You could also use something like this:

$view = views_get_view('view_name');
$view->set_display('block_display_name'); 
$view->set_arguments(array($arg1, $arg2)); //only if you need arguments
$view->execute();
foreach($view->result as $res) {
  // extra stuff here
}
2
  • what should be put in $view->set_display('');? Is that the name of the display as it appears in the url when editing?
    – flickerfly
    Commented Oct 8, 2013 at 2:33
  • yes, that's what you need to put there.
    – Stefan
    Commented Oct 13, 2013 at 11:35
2

You can create a small module implementing hook_block() to create a block and as Stefan said you can then load and manipulate the view, and then call new views with arguments inside.

You create a first view that list the terms and a second that list the content based on the term.

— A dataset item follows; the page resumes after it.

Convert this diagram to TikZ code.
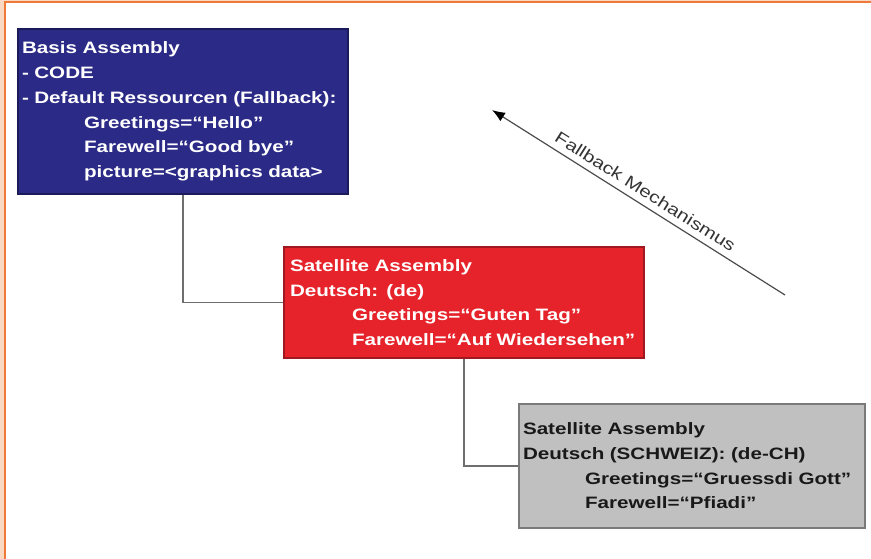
\documentclass[tikz,border=0pt]{standalone}
\usepackage{fontspec}
\setmainfont{Liberation Sans}[FakeStretch=1.25]
\usetikzlibrary{arrows.meta}
\definecolor{basisblue}{HTML}{2B2A86}
\definecolor{basisborder}{HTML}{1C1B5A}
\definecolor{satred}{HTML}{E6232A}
\definecolor{satredborder}{HTML}{A01820}
\definecolor{chgrey}{HTML}{C0C0C0}
\definecolor{chborder}{HTML}{7A7A7A}
\definecolor{framepeach}{HTML}{F9D9C2}
\definecolor{frameorange}{HTML}{EE7A3A}
\definecolor{linkgrey}{HTML}{6E6E6E}
\newcommand{\ind}{\hspace*{62pt}}
\tikzset{
  assybox/.style={draw, line width=1.2pt, inner xsep=4pt, inner ysep=0pt,
    align=left, anchor=center,
    font=\bfseries\fontsize{16.5}{24.7}\selectfont},
  link/.style={draw=linkgrey, line width=1.5pt},
  fallarrow/.style={draw=black!70, line width=1.2pt, {Latex[length=13pt,width=10pt,black]}-},
}
\begin{document}
\begin{tikzpicture}[x=1pt,y=-1pt]
\useasboundingbox (0,0) rectangle (871,559);
% frame
\fill[framepeach] (0,0) rectangle (4,559);
\fill[framepeach] (0,0) rectangle (871,0.8);
\draw[frameorange, line width=2pt] (4.8,559) -- (4.8,1.8) -- (871,1.8);
% boxes
\node[assybox, fill=basisblue, draw=basisborder, text=white,
      text width=322pt, minimum height=165pt] (basis) at (183,111.5)
  {Basis Assembly\\
   - CODE\\
   - Default Ressourcen (Fallback):\\
   \ind Greetings=“Hello”\\
   \ind Farewell=“Good bye”\\
   \ind picture=<graphics data>};
\node[assybox, fill=satred, draw=satredborder, text=white, inner xsep=6pt,
      text width=348pt, minimum height=111pt] (de) at (464,302.5)
  {Satellite Assembly\\
   Deutsch: (de)\\
   \ind Greetings=“Guten Tag”\\
   \ind Farewell=“Auf Wiedersehen”};
\node[assybox, fill=chgrey, draw=chborder, text=black!90,
      text width=338pt, minimum height=124pt] (dech) at (692,466)
  {Satellite Assembly\\
   Deutsch (SCHWEIZ): (de-CH)\\
   \ind Greetings=“Gruessdi Gott”\\
   \ind Farewell=“Pfiadi”};
% connectors
\draw[link] (basis.south) |- (de.west);
\draw[link] (de.south) |- (dech.west);
% fallback arrow
\coordinate (fbhead) at (492,110);
\coordinate (fbtail) at (785,295);
\draw[fallarrow] (fbhead) -- node[midway, sloped, above=3pt, text=black!80,
   font=\fontsize{16.5}{20}\selectfont] (fblabel) {Fallback Mechanismus} (fbtail);
\end{tikzpicture}
\end{document}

function mymodule_block($op = 'list', $delta = 0, $edit = array()) {
  switch($op) {
    case 'list':
      $blocks = array();
      $blocks['myblock'] = array(
        'info' => 'My block administrative title',
        // other options
      );
      return $blocks;
    break;
    case 'view':
      $view = views_get_view('my_view_name'); // view id
      $view->set_display('block_1'); // select display name
      $view->set_arguments(array($arg1, $arg2)); // used to pass arguments to the view
      $view->execute(); // execute the view
      foreach($view->result as $res) { // you go through each of the view result (default to 10)
        // print your term, and load the second view and pass the term as argument, then execute the view.
      }
      return array(
        'subject' => 'Block title', // Block title
        'content' => $content // Your block content. 
      );
    break;
  }
}

Hope it will help!

2
  • Only one note here. In Drupal 7 you need to use 2 different hooks for blocks: hook_block_info() and hook_block_view()
    – Stefan
    Commented Oct 14, 2011 at 13:43
  • Could someone provide an example of this in Drupal 7?
    – flickerfly
    Commented Oct 8, 2013 at 1:28
2

Have you considered using a template file such as views-view-unformatted.tpl.php and do the login in there or possibly use a preprocess function?